Sony recently announced that PS4 sales had reached 29.3 million worldwide, with the company expecting to move 40 million units by April 2016, so EA’s prediction seems highly likely.
Jorgensen continued to talk about how developers this generation are beginning to truly utilize the new consoles:
The power of the new consoles is fantastic. I think software makers are just now starting to truly harness the power. The first year, you had people testing and pushing, but now I think you’re starting to see, particularly this fall and winter, a lot really exciting pieces of software in the industry that are taking the processing power of the console.
He also says the attach rate of games sold with new systems is roughly the same as the previous generation, full-game downloads made up 20% of PS4 and Xbox One game sales in the most recent quarter (they expect that to rise to 40% in the next few years), and the margin for digital games is nearly twice that of physical games.
Looking into the future, Jorgensen said one of the things that keeps EA up at night is, “What is the next console?”
According to him, EA believes that “deep, immersive gaming is something that consumers are always going to want to do,” and now they have to wonder what the method in which they do that will be. “We don’t believe that everyone is going to go to casual gaming only and leave deep immersive gaming that they have,” he added. “The trend has never shown that.”
Highlighting the fact that consoles are a bit “odd” in the sense that you don’t upgrade them every couple of years, Jorgensen says, “And so the question becomes, ‘Is there something that’s more of a PC-like device that sits in your house that does multiple things?’ It may stream movies, or music, and also allow you to play console games.”

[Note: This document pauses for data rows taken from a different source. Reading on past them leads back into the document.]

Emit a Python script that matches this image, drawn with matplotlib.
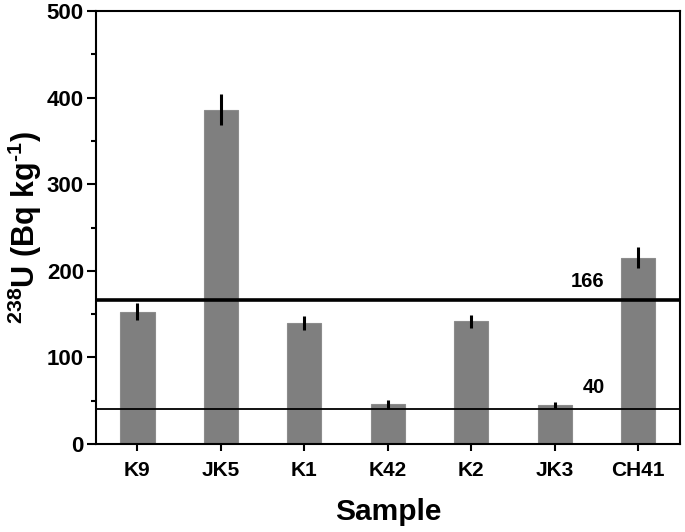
import matplotlib
matplotlib.use("Agg")
import matplotlib.pyplot as plt
from matplotlib.ticker import MultipleLocator

samples = ["K9", "JK5", "K1", "K42", "K2", "JK3", "CH41"]
u238 = [153, 386, 140, 46, 142, 45.5, 215]
u238_err = [10, 18, 8, 5, 7.5, 3.5, 12]
ref_high = 166
ref_low = 40
ref_labels = ["166", "40"]
y_ticks = [0, 100, 200, 300, 400, 500]

plt.rcParams['font.family'] = ['Liberation Sans', 'DejaVu Sans']
plt.rcParams['mathtext.fontset'] = 'custom'
plt.rcParams['mathtext.rm'] = 'Liberation Sans:bold'
plt.rcParams['mathtext.bf'] = 'Liberation Sans:bold'
plt.rcParams['mathtext.it'] = 'Liberation Sans:bold'

fig = plt.figure(figsize=(6.85, 5.32), dpi=100)
ax = fig.add_axes([0.1397, 0.1654, 0.8530, 0.8139])

x = list(range(len(samples)))
ax.bar(x, u238, width=0.41, color='#7f7f7f', edgecolor='#8c8c8c', linewidth=0.8, zorder=2)
ax.errorbar(x, u238, yerr=u238_err, fmt='none', ecolor='black', elinewidth=2.2, capsize=0, zorder=3)

ax.axhline(ref_high, color='black', linewidth=2.6, zorder=4)
ax.axhline(ref_low, color='black', linewidth=1.3, zorder=4)
ax.text(5.6, 188, ref_labels[0], ha='right', va='center', fontsize=14.5, fontweight='bold')
ax.text(5.6, 65, ref_labels[1], ha='right', va='center', fontsize=14.5, fontweight='bold')

ax.set_xlim(-0.5, 6.5)
ax.set_ylim(0, 500)
ax.set_xticks(x)
ax.set_xticklabels(samples, fontsize=15, fontweight='bold')
ax.set_yticks(y_ticks)
ax.set_yticklabels([str(t) for t in y_ticks], fontsize=16, fontweight='bold')
ax.yaxis.set_minor_locator(MultipleLocator(50))

for s in ax.spines.values():
    s.set_linewidth(1.5)
ax.tick_params(axis='y', which='major', direction='out', length=6.5, width=1.5, pad=2)
ax.tick_params(axis='y', which='minor', direction='out', length=3.5, width=1.5)
ax.tick_params(axis='x', which='major', direction='out', length=5, width=1.5, pad=7)
ax.tick_params(top=False, right=False)

ax.set_xlabel('Sample', fontsize=21.5, fontweight='bold', labelpad=13)
ax.set_ylabel(r'$^{238}$U (Bq kg$^{\text{-}1}$)', fontsize=22, fontweight='bold')
ax.yaxis.set_label_coords(-0.088, 0.50)

fig.savefig('out.png', dpi=100)
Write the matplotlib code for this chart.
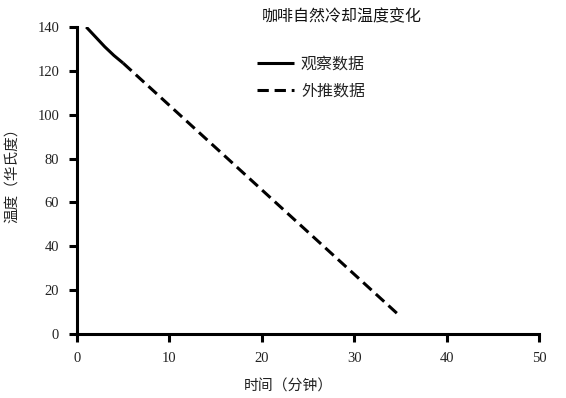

He acknowledges that Microsoft is doing a lot with Windows that “might lead to a path they’re going to do down,” but Apple or Google might end up being the main manufacturers:
Apple and Apple TV is leading to a path that would include gaming. I think the thing to remember is a couple of key components. People understand there is a large market [for console gaming]; it’s a very engaged market; and it’s a market, by the way, that’s kind of accepted the 70/30 revenue split [between publishers and developers] that’s worked in music and books and others. And all of that implies that if it’s not Microsoft and Sony, it might be Apple and Google or someone else that wants to go after gaming. Our strategy is be in a position that we can handle a transition from any platform.
To help with that transition, EA has cut down the amount of different game engines from an all-time high of 26 at one point to just two: Frostbite and Ignite, with the plan for Frostbite to power every game in the future.